Now imagine a writer who’s just been cost his lucrative reporting job at three websites because the same disgruntled news admin has been hired to run all three. Does this ad-starved writer sit and rue his decision to call that admin’s mother a trash bag ho during their preceding AOL Instant Messenger conversation? No. That’s not going to attract those lost visitors to his money-making website. And besides, there’s revenge to be had – he’s got to show the other news admins out there that he’s not a reporter to be messed with, y’know. So he gets in touch with his cousin Steve who knows a thing or two about computers, and sets about hacking the site belonging to that particular news admin, redirecting all that lovely traffic to the reporter’s own domain.
“Cool new design,” you, The Visitor, think to yourself as you log on the next day, checking for updates on Kurt Angle’s injury.
But wait a minute – why does the reporter, who runs his own site, need to contact someone else for computer advice? Doesn’t he know what he’s doing? Alarmingly, the answer is often no. From my experience, some “webmasters” who make all the money from ad sales don’t know the first thing about how their own site works. They pay a designer to build everything, hire an admin to manage the newsboard, and then trot off around the Web to promote this thing like crazy while the dollars come rolling in. Of course, some of those dollars are to compensate for being swindled by the aforementioned designers, who’ve taken their payment and vanished into cyberspace before delivering the goods. Because they, like everyone else, are only out for number one…

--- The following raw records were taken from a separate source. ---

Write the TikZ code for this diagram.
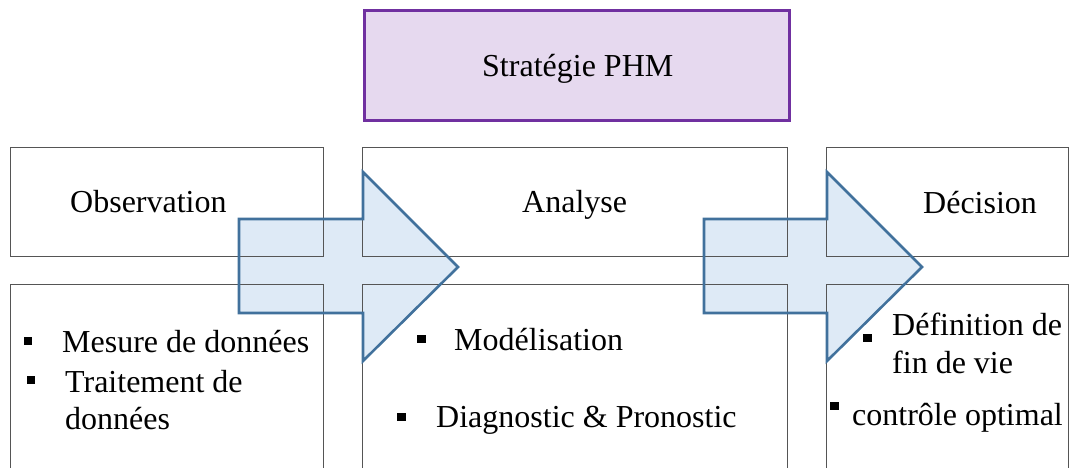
\documentclass[tikz,border=0pt]{standalone}
\usepackage{fontspec}
\setmainfont{Liberation Serif}
\definecolor{phmborder}{HTML}{7030A0}
\definecolor{phmfill}{HTML}{E6D9EF}
\definecolor{arrowline}{HTML}{41719C}
\definecolor{arrowfill}{HTML}{DEEAF6}
\definecolor{boxline}{HTML}{555555}
\begin{document}
\begin{tikzpicture}[x=1pt,y=-1pt,
  txt/.style={anchor=base west,inner sep=0pt,font=\fontsize{32}{38}\selectfont},
  colbox/.style={draw=boxline,line width=0.9pt,anchor=north west,inner sep=0pt},
  openbox/.style={draw=boxline,line width=0.9pt},
  bigarrowfill/.style={fill=arrowfill},
  bigarrowline/.style={draw=arrowline,line width=2.6pt,line join=miter},
  bulletsq/.style={fill=black}]
\useasboundingbox (0,0) rectangle (1070,468);
% top box
\node[draw=phmborder,fill=phmfill,line width=2.6pt,anchor=north west,minimum width=425pt,minimum height=110pt,inner sep=0pt] (phm) at (363,9) {};
% arrow fills
\path[bigarrowfill] (239,219) -- (363,219) -- (363,172) -- (458,267) -- (363,361) -- (363,313) -- (239,313) -- cycle;
\path[bigarrowfill] (704,219) -- (827,219) -- (827,172) -- (922,267) -- (827,361) -- (827,313) -- (704,313) -- cycle;
% column boxes
\node[colbox,minimum width=313pt,minimum height=109pt] (obs) at (10,147) {};
\node[colbox,minimum width=425pt,minimum height=109pt] (ana) at (362,147) {};
\node[colbox,minimum width=242pt,minimum height=109pt] (dec) at (826,147) {};
\draw[openbox] (10,475) |- (323,284) -- (323,475);
\draw[openbox] (362,475) |- (787,284) -- (787,475);
\draw[openbox] (826,475) |- (1068,284) -- (1068,475);
% arrow outlines
\draw[bigarrowline] (239,219) -- (363,219) -- (363,172) -- (458,267) -- (363,361) -- (363,313) -- (239,313) -- cycle;
\draw[bigarrowline] (704,219) -- (827,219) -- (827,172) -- (922,267) -- (827,361) -- (827,313) -- (704,313) -- cycle;
% titles
\node[txt] (tphm) at (482,77) {Stratégie PHM};
\node[txt] (tobs) at (70,212) {Observation};
\node[txt] (tana) at (522,212) {Analyse};
\node[txt] (tdec) at (923,213) {Décision};
% bullets left
\fill[bulletsq] (24,337) rectangle (32,345);
\node[txt] (l1) at (62,352) {Mesure de données};
\fill[bulletsq] (27,376) rectangle (35,384);
\node[txt] (l2) at (65,392) {Traitement de};
\node[txt] (l3) at (65,429) {données};
% bullets middle
\fill[bulletsq] (417,335) rectangle (426,343);
\node[txt] (m1) at (454,350) {Modélisation};
\fill[bulletsq] (397,413) rectangle (406,421);
\node[txt] (m2) at (436,427) {Diagnostic \& Pronostic};
% bullets right
\fill[bulletsq] (863,334) rectangle (872,342);
\node[txt] (r1) at (892,335) {Définition de};
\node[txt] (r2) at (892,373) {fin de vie};
\fill[bulletsq] (830,402) rectangle (839,410);
\node[txt] (r3) at (852,425) {contrôle optimal};
\end{tikzpicture}
\end{document}
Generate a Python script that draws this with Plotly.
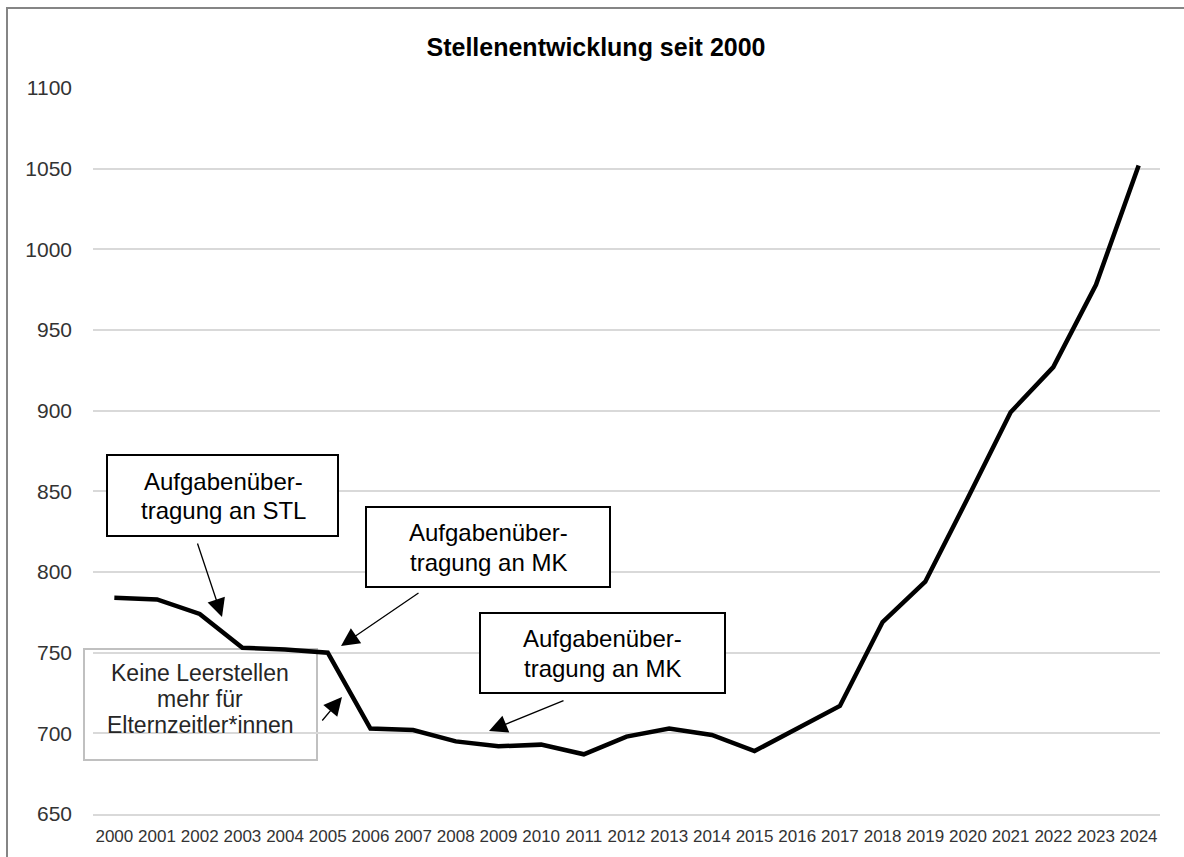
import plotly.graph_objects as go

# ---- data ----
years = [str(y) for y in range(2000, 2025)]
stellen = [784, 783, 774, 753, 752, 750, 703, 702, 695, 692, 693, 687, 698,
           703, 699, 689, 703, 717, 769, 794, 846, 899, 927, 978, 1052]
y_ticks = [650, 700, 750, 800, 850, 900, 950, 1000, 1050, 1100]
title_text = "Stellenentwicklung seit 2000"

# ---- layout geometry (pixels) ----
W, H = 1184, 857
L, R, T, B = 93, 24, 88, 43
PW, PH = W - L - R, H - T - B
FONT = "Arial, Liberation Sans, sans-serif"


def px(xp):
    return (xp - L) / PW


def py(yp):
    return (H - B - yp) / PH


fig = go.Figure()
fig.add_trace(go.Scatter(x=years, y=stellen, mode="lines",
                         line=dict(color="black", width=4.5),
                         hoverinfo="x+y", showlegend=False))

shapes = []
annotations = []


def box(x0, y0, x1, y1, color, layer="above"):
    shapes.append(dict(type="rect", xref="paper", yref="paper",
                       x0=px(x0), x1=px(x1), y0=py(y1), y1=py(y0),
                       line=dict(color=color, width=2), fillcolor="white",
                       layer=layer))


def text(t, x, y, size, color="black"):
    annotations.append(dict(text=t, xref="paper", yref="paper", x=px(x), y=py(y),
                            xanchor="center", yanchor="middle", showarrow=False,
                            font=dict(family=FONT, size=size, color=color)))


def arrow(tail, tip):
    annotations.append(dict(text="", xref="paper", yref="paper",
                            x=px(tip[0]), y=py(tip[1]),
                            ax=tail[0] - tip[0], ay=tail[1] - tip[1],
                            showarrow=True, arrowhead=2, arrowsize=2.8,
                            arrowwidth=1.3, arrowcolor="black", standoff=0))


# boxes
box(107, 455, 338, 536, "black")
box(366, 507, 610, 587, "black")
box(480, 613, 725, 693, "black")
box(84, 649, 317, 760, "#c0c0c0", layer="between")

text("Aufgabenüber-", 223, 481, 24)
text("tragung an STL", 223, 511, 24)
text("Aufgabenüber-", 488, 532, 24)
text("tragung an MK", 488, 562, 24)
text("Aufgabenüber-", 602, 638, 24)
text("tragung an MK", 602, 668, 24)
text("Keine Leerstellen", 200, 673, 23, "#262626")
text("mehr für", 200, 699, 23, "#262626")
text("Elternzeitler*innen", 200, 725, 23, "#262626")

arrow((197, 542), (222, 617))
arrow((420, 592), (341, 646))
arrow((565, 700), (489, 731))
arrow((321, 722), (342, 697))

# outer border (cropped at right / bottom)
shapes.append(dict(type="rect", xref="paper", yref="paper",
                   x0=px(7), x1=px(1200), y0=py(870), y1=py(8),
                   line=dict(color="#858585", width=2), fillcolor="rgba(0,0,0,0)",
                   layer="above"))

fig.update_layout(
    width=W, height=H,
    margin=dict(l=L, r=R, t=T, b=B, pad=0),
    paper_bgcolor="white", plot_bgcolor="white",
    font=dict(family=FONT, color="#333333"),
    title=dict(text="<b>" + title_text + "</b>", xref="container", yref="container",
               x=596 / W, y=1 - 47 / H, xanchor="center", yanchor="middle",
               font=dict(family=FONT, size=25, color="black")),
    xaxis=dict(type="category", range=[-0.5, len(years) - 0.5],
               showgrid=False, showline=True, linecolor="#d9d9d9", linewidth=2,
               ticks="", tickfont=dict(size=17, color="#333333"),
               ticklabelstandoff=6, fixedrange=True),
    yaxis=dict(range=[650, 1100], tickvals=y_ticks,
               showgrid=True, gridcolor="#d9d9d9", gridwidth=2,
               zeroline=False, showline=False, ticks="",
               tickfont=dict(size=21, color="#333333"),
               ticklabelstandoff=20, fixedrange=True),
    shapes=shapes, annotations=annotations,
    showlegend=False,
)

fig.write_html("out.html", config={"displayModeBar": False},
               post_script="document.body.style.margin='0';document.body.style.overflow='hidden';")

And so there you have it, a small insight to the ruthless world of online wrestling journalism. There is so much that goes on behind those flashing banners that the average Visitor doesn’t get to see, and wouldn’t want to. Needless to say, many of the names you see in lights are perhaps given a tad more respect than they deserve – but such is life.

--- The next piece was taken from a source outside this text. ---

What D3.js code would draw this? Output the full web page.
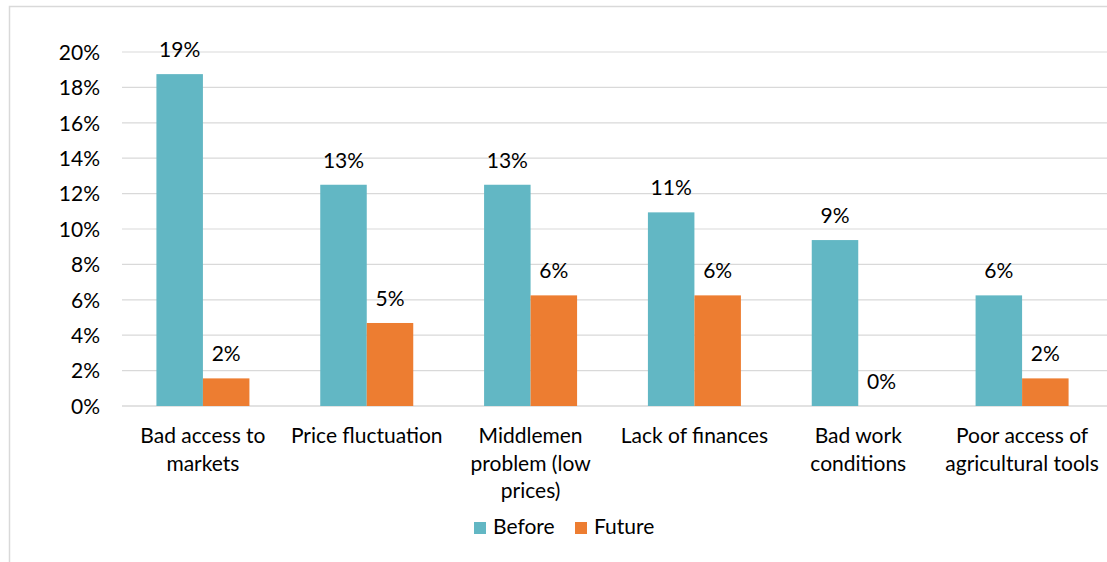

It may very well be that you’re not concerned with any of this, providing you get content on demand. But otherwise, with a little judgment, you ought to be able to separate those sites which care about learning from those which care more about earning, and hopefully steer clear of those operated with all the maturity of a nappy-rashed newborn. Because as The Visitor, it is your decision as to whose attitude goes unrewarded and whose integrity is encouraged.
I only hope that our trip behind the curtain doesn’t cause the WX Forums to be hacked (check out that link below, folks!). But if it happens, I’ll just get my cousin Steve to fix it. He knows a thing or two about computers.